» To be done
The material below should be written out in full and exactly; pictures stay out of the copy.

═══ Dataset extract

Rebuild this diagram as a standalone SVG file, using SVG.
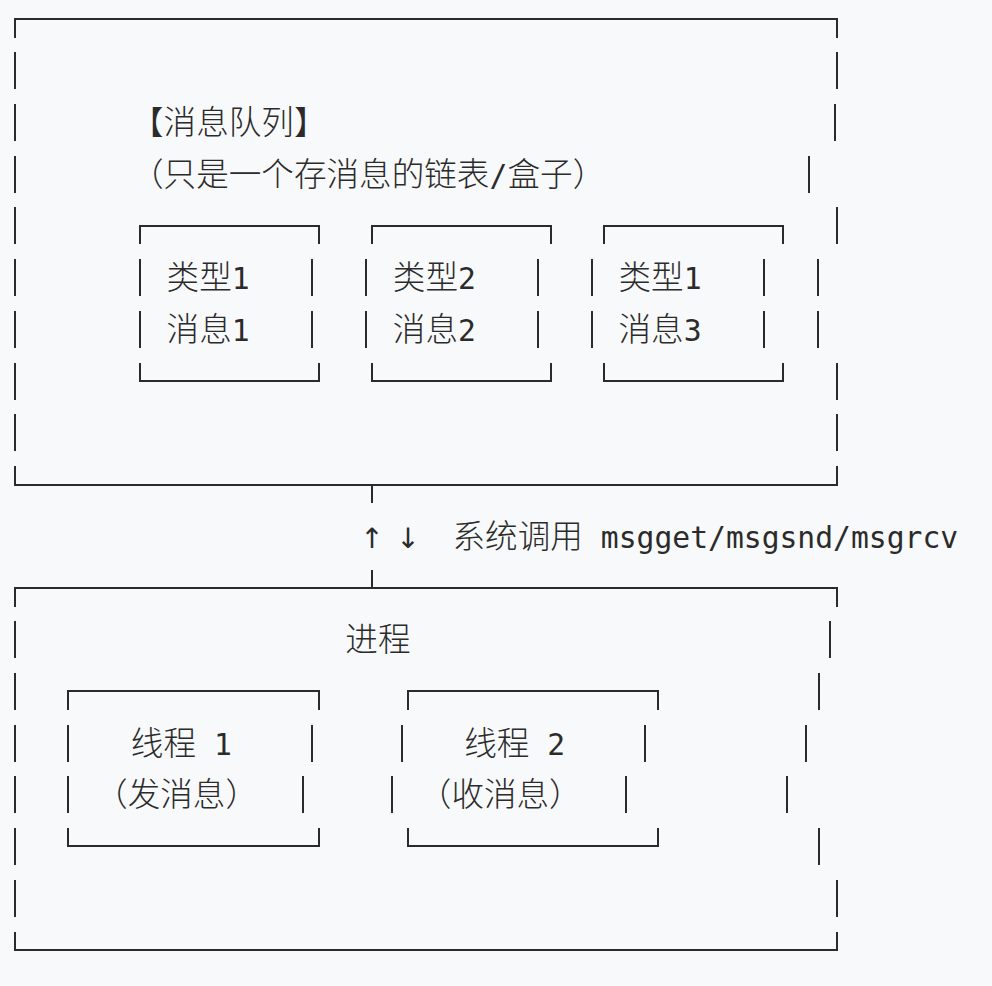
<svg xmlns="http://www.w3.org/2000/svg" width="992" height="986" viewBox="0 0 992 986">
<style>
.ln{fill:none;stroke:#2b2b2b;stroke-width:2;stroke-linecap:butt}
.cjk{font-family:"Noto Sans CJK SC","Noto Sans",sans-serif;font-size:32.6px;font-weight:300;fill:#2b2b2b}
.mono{font-family:"DejaVu Sans Mono","Liberation Mono",monospace;font-size:29.7px;fill:#2b2b2b}
.arr{font-family:"DejaVu Sans","Noto Sans",sans-serif;font-size:28px;fill:#2b2b2b;text-anchor:middle}
</style>
<rect width="992" height="986" fill="#f8f9fa"/>

<g id="queue">
<path class="ln" d="M15,38V19H837V38"/>
<path class="ln" d="M15,52V89M15,104V141M15,156V193M15,207V244M15,259V296M15,311V348M15,363V400M15,414V451"/>
<path class="ln" d="M15,466V485H837V466"/>
<path class="ln" d="M837,52V89M835,104V141M809,156V193M837,207V244M818,259V296M818,311V348M837,363V400M837,414V451"/>
<text class="cjk" x="131" y="133.9">【消息队列】</text>
<text class="cjk" x="131" y="185.7">（只是一个存消息的链表</text>
<text class="mono" x="489.6" y="185.7">/</text>
<text class="cjk" x="507.5" y="185.7">盒子）</text>
</g>

<g id="msg1">
<path class="ln" d="M140,244V226H319V244M140,259V296M140,311V348M312,259V296M312,311V348M140,363V381H319V363"/>
<text class="cjk" x="166.6" y="289.1">类型</text><text class="mono" x="231.8" y="289.1">1</text>
<text class="cjk" x="166.6" y="340.8">消息</text><text class="mono" x="231.8" y="340.8">1</text>
</g>

<g id="msg2">
<path class="ln" d="M372,244V226H551V244M366,259V296M366,311V348M538,259V296M538,311V348M372,363V381H551V363"/>
<text class="cjk" x="392.8" y="289.1">类型</text><text class="mono" x="458" y="289.1">2</text>
<text class="cjk" x="392.8" y="340.8">消息</text><text class="mono" x="458" y="340.8">2</text>
</g>

<g id="msg3">
<path class="ln" d="M604,244V226H783V244M592,259V296M592,311V348M764,259V296M764,311V348M604,363V381H783V363"/>
<text class="cjk" x="618.5" y="289.1">类型</text><text class="mono" x="683.7" y="289.1">1</text>
<text class="cjk" x="618.5" y="340.8">消息</text><text class="mono" x="683.7" y="340.8">3</text>
</g>

<g id="connectors">
<path class="ln" d="M372,485V503M372,570V588"/>
<text class="arr" x="372" y="547.7">↑</text>
<text class="arr" x="408" y="547.7">↓</text>
<text class="cjk" x="452.5" y="547.7">系统调用</text>
<text class="mono" x="600.8" y="547.7" textLength="357.4" lengthAdjust="spacingAndGlyphs">msgget/msgsnd/msgrcv</text>
</g>

<g id="process">
<path class="ln" d="M15,607V588H837V607"/>
<path class="ln" d="M15,621V658M15,673V710M15,725V762M15,776V813M15,828V865M15,880V917"/>
<path class="ln" d="M15,932V950H837V932"/>
<path class="ln" d="M830,621V658M819,673V710M806,725V762M787,776V813M819,828V865M837,880V917"/>
<text class="cjk" x="345.3" y="651.1">进程</text>
</g>

<g id="thread1">
<path class="ln" d="M68,710V691H319V710M68,725V762M68,776V813M312,725V762M303,776V813M68,828V846H319V828"/>
<text class="cjk" x="130.8" y="754.6">线程</text><text class="mono" x="213.9" y="754.6">1</text>
<text class="cjk" x="95.1" y="806.3">（发消息）</text>
</g>

<g id="thread2">
<path class="ln" d="M408,710V691H658V710M402,725V762M392,776V813M645,725V762M626,776V813M408,828V846H658V828"/>
<text class="cjk" x="464.2" y="754.6">线程</text><text class="mono" x="547.3" y="754.6">2</text>
<text class="cjk" x="418.8" y="806.3">（收消息）</text>
</g>
</svg>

══════

» Result of this task
Rebuild this diagram as a standalone SVG file, using SVG.
<svg xmlns="http://www.w3.org/2000/svg" width="992" height="986" viewBox="0 0 992 986">
<style>
.ln{fill:none;stroke:#2b2b2b;stroke-width:2;stroke-linecap:butt}
.cjk{font-family:"Noto Sans CJK SC","Noto Sans",sans-serif;font-size:32.6px;font-weight:300;fill:#2b2b2b}
.mono{font-family:"DejaVu Sans Mono","Liberation Mono",monospace;font-size:29.7px;fill:#2b2b2b}
.arr{font-family:"DejaVu Sans","Noto Sans",sans-serif;font-size:28px;fill:#2b2b2b;text-anchor:middle}
</style>
<rect width="992" height="986" fill="#f8f9fa"/>

<g id="queue">
<path class="ln" d="M15,38V19H837V38"/>
<path class="ln" d="M15,52V89M15,104V141M15,156V193M15,207V244M15,259V296M15,311V348M15,363V400M15,414V451"/>
<path class="ln" d="M15,466V485H837V466"/>
<path class="ln" d="M837,52V89M835,104V141M809,156V193M837,207V244M818,259V296M818,311V348M837,363V400M837,414V451"/>
<text class="cjk" x="131" y="133.9">【消息队列】</text>
<text class="cjk" x="131" y="185.7">（只是一个存消息的链表</text>
<text class="mono" x="489.6" y="185.7">/</text>
<text class="cjk" x="507.5" y="185.7">盒子）</text>
</g>

<g id="msg1">
<path class="ln" d="M140,244V226H319V244M140,259V296M140,311V348M312,259V296M312,311V348M140,363V381H319V363"/>
<text class="cjk" x="166.6" y="289.1">类型</text><text class="mono" x="231.8" y="289.1">1</text>
<text class="cjk" x="166.6" y="340.8">消息</text><text class="mono" x="231.8" y="340.8">1</text>
</g>

<g id="msg2">
<path class="ln" d="M372,244V226H551V244M366,259V296M366,311V348M538,259V296M538,311V348M372,363V381H551V363"/>
<text class="cjk" x="392.8" y="289.1">类型</text><text class="mono" x="458" y="289.1">2</text>
<text class="cjk" x="392.8" y="340.8">消息</text><text class="mono" x="458" y="340.8">2</text>
</g>

<g id="msg3">
<path class="ln" d="M604,244V226H783V244M592,259V296M592,311V348M764,259V296M764,311V348M604,363V381H783V363"/>
<text class="cjk" x="618.5" y="289.1">类型</text><text class="mono" x="683.7" y="289.1">1</text>
<text class="cjk" x="618.5" y="340.8">消息</text><text class="mono" x="683.7" y="340.8">3</text>
</g>

<g id="connectors">
<path class="ln" d="M372,485V503M372,570V588"/>
<text class="arr" x="372" y="547.7">↑</text>
<text class="arr" x="408" y="547.7">↓</text>
<text class="cjk" x="452.5" y="547.7">系统调用</text>
<text class="mono" x="600.8" y="547.7" textLength="357.4" lengthAdjust="spacingAndGlyphs">msgget/msgsnd/msgrcv</text>
</g>

<g id="process">
<path class="ln" d="M15,607V588H837V607"/>
<path class="ln" d="M15,621V658M15,673V710M15,725V762M15,776V813M15,828V865M15,880V917"/>
<path class="ln" d="M15,932V950H837V932"/>
<path class="ln" d="M830,621V658M819,673V710M806,725V762M787,776V813M819,828V865M837,880V917"/>
<text class="cjk" x="345.3" y="651.1">进程</text>
</g>

<g id="thread1">
<path class="ln" d="M68,710V691H319V710M68,725V762M68,776V813M312,725V762M303,776V813M68,828V846H319V828"/>
<text class="cjk" x="130.8" y="754.6">线程</text><text class="mono" x="213.9" y="754.6">1</text>
<text class="cjk" x="95.1" y="806.3">（发消息）</text>
</g>

<g id="thread2">
<path class="ln" d="M408,710V691H658V710M402,725V762M392,776V813M645,725V762M626,776V813M408,828V846H658V828"/>
<text class="cjk" x="464.2" y="754.6">线程</text><text class="mono" x="547.3" y="754.6">2</text>
<text class="cjk" x="418.8" y="806.3">（收消息）</text>
</g>
</svg>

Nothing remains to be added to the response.